[Entries with chart source code]
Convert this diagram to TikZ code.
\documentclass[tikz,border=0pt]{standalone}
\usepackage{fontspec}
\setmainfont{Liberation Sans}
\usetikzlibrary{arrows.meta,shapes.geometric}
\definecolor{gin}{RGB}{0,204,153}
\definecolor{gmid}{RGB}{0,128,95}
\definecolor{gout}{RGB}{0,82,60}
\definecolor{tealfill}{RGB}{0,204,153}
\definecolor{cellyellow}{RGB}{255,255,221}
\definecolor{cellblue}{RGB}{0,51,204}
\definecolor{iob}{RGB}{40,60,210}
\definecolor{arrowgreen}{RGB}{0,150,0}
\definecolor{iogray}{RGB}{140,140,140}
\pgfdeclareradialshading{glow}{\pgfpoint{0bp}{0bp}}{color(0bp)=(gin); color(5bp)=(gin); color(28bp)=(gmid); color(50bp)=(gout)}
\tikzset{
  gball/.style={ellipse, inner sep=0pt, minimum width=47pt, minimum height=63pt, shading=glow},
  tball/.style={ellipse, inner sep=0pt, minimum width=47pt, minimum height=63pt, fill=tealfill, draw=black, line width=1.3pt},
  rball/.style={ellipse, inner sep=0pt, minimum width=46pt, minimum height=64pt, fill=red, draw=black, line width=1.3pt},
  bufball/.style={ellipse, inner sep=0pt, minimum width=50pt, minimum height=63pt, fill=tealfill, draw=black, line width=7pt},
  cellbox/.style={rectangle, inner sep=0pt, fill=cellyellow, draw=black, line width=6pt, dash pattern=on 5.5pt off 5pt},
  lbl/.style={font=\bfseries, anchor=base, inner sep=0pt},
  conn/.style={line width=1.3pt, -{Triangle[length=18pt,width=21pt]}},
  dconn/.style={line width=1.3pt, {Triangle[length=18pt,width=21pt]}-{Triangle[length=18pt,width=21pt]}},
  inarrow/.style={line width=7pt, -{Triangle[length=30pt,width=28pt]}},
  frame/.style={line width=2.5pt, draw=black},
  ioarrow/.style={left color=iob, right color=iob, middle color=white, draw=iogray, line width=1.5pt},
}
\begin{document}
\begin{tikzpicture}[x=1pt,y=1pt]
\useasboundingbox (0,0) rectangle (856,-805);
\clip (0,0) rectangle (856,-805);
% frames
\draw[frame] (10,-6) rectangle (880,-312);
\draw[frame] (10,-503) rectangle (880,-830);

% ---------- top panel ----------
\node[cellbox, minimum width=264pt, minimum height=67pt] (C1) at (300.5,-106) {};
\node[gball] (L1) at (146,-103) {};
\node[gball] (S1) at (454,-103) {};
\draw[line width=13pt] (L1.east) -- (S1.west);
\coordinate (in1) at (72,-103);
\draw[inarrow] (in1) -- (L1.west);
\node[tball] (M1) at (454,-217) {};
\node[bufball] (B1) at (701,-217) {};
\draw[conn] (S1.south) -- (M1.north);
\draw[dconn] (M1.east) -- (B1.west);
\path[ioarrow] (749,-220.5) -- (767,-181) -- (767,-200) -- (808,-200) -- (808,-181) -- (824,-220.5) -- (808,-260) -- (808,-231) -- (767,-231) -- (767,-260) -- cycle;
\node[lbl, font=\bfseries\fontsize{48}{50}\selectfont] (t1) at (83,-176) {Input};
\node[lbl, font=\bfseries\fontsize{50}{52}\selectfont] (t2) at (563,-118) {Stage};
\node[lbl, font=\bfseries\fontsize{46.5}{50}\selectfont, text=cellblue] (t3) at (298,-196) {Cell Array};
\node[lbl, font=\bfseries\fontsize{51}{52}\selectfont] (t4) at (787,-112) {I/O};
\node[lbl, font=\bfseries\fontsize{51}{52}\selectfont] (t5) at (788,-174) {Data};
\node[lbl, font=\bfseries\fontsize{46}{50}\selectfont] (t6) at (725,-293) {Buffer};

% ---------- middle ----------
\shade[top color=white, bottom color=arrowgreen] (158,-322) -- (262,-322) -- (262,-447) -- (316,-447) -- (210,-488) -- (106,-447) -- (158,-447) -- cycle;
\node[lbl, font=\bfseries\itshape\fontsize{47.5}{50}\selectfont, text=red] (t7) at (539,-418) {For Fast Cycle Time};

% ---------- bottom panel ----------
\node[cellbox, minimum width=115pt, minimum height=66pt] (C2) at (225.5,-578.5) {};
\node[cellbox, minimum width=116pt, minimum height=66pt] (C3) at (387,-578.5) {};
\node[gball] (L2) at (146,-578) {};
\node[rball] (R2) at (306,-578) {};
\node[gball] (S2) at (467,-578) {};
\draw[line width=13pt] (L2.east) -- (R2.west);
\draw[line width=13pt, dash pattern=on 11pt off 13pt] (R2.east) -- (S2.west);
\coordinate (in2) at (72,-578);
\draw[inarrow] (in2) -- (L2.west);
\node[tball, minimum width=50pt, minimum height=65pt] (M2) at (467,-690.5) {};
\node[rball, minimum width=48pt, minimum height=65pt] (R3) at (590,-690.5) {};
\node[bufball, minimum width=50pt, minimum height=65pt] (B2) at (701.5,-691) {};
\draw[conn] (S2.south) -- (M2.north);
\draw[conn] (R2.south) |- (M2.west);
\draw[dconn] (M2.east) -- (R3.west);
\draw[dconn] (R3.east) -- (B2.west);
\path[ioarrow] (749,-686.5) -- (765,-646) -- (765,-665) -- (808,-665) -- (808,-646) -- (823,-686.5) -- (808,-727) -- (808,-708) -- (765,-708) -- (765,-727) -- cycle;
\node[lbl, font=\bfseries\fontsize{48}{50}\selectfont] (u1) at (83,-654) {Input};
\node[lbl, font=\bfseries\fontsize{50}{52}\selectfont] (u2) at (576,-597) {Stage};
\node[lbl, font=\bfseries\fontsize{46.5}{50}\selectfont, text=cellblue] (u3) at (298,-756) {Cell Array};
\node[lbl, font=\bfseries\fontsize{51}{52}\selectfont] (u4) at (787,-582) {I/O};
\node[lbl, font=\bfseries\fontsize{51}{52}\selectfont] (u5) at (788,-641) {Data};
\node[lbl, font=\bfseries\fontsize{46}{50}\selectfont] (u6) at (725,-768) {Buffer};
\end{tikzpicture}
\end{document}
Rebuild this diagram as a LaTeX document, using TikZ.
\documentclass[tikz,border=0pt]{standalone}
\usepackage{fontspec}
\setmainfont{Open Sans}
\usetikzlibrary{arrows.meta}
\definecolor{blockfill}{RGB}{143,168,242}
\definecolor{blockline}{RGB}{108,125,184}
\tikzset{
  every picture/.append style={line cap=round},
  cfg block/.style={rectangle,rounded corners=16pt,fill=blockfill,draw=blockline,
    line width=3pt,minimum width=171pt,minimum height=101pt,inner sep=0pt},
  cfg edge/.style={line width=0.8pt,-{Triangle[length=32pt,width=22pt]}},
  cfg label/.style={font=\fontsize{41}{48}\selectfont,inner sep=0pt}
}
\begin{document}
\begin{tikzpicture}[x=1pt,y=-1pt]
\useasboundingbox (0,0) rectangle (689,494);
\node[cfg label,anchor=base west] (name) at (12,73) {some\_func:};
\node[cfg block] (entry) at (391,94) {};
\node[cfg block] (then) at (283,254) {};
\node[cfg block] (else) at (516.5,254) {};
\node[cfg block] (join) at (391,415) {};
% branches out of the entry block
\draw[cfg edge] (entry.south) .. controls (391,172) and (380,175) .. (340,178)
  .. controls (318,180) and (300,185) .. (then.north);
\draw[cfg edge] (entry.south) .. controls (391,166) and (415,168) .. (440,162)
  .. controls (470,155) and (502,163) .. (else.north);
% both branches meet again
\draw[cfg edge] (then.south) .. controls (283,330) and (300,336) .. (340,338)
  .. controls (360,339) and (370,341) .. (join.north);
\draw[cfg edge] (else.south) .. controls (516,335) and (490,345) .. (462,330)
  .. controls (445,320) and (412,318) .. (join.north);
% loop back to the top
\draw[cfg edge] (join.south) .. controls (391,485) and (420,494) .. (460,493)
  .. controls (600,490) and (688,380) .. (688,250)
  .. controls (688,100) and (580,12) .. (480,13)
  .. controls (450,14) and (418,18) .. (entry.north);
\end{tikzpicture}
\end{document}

WHAT IS ASKED »
From the line containing "Rebuild this diagram" down to the last line, reproduce the records exactly. Include both ends.

RESULT FOR THIS TASK »
Rebuild this diagram as a LaTeX document, using TikZ.
\documentclass[tikz,border=0pt]{standalone}
\usepackage{fontspec}
\setmainfont{Open Sans}
\usetikzlibrary{arrows.meta}
\definecolor{blockfill}{RGB}{143,168,242}
\definecolor{blockline}{RGB}{108,125,184}
\tikzset{
  every picture/.append style={line cap=round},
  cfg block/.style={rectangle,rounded corners=16pt,fill=blockfill,draw=blockline,
    line width=3pt,minimum width=171pt,minimum height=101pt,inner sep=0pt},
  cfg edge/.style={line width=0.8pt,-{Triangle[length=32pt,width=22pt]}},
  cfg label/.style={font=\fontsize{41}{48}\selectfont,inner sep=0pt}
}
\begin{document}
\begin{tikzpicture}[x=1pt,y=-1pt]
\useasboundingbox (0,0) rectangle (689,494);
\node[cfg label,anchor=base west] (name) at (12,73) {some\_func:};
\node[cfg block] (entry) at (391,94) {};
\node[cfg block] (then) at (283,254) {};
\node[cfg block] (else) at (516.5,254) {};
\node[cfg block] (join) at (391,415) {};
% branches out of the entry block
\draw[cfg edge] (entry.south) .. controls (391,172) and (380,175) .. (340,178)
  .. controls (318,180) and (300,185) .. (then.north);
\draw[cfg edge] (entry.south) .. controls (391,166) and (415,168) .. (440,162)
  .. controls (470,155) and (502,163) .. (else.north);
% both branches meet again
\draw[cfg edge] (then.south) .. controls (283,330) and (300,336) .. (340,338)
  .. controls (360,339) and (370,341) .. (join.north);
\draw[cfg edge] (else.south) .. controls (516,335) and (490,345) .. (462,330)
  .. controls (445,320) and (412,318) .. (join.north);
% loop back to the top
\draw[cfg edge] (join.south) .. controls (391,485) and (420,494) .. (460,493)
  .. controls (600,490) and (688,380) .. (688,250)
  .. controls (688,100) and (580,12) .. (480,13)
  .. controls (450,14) and (418,18) .. (entry.north);
\end{tikzpicture}
\end{document}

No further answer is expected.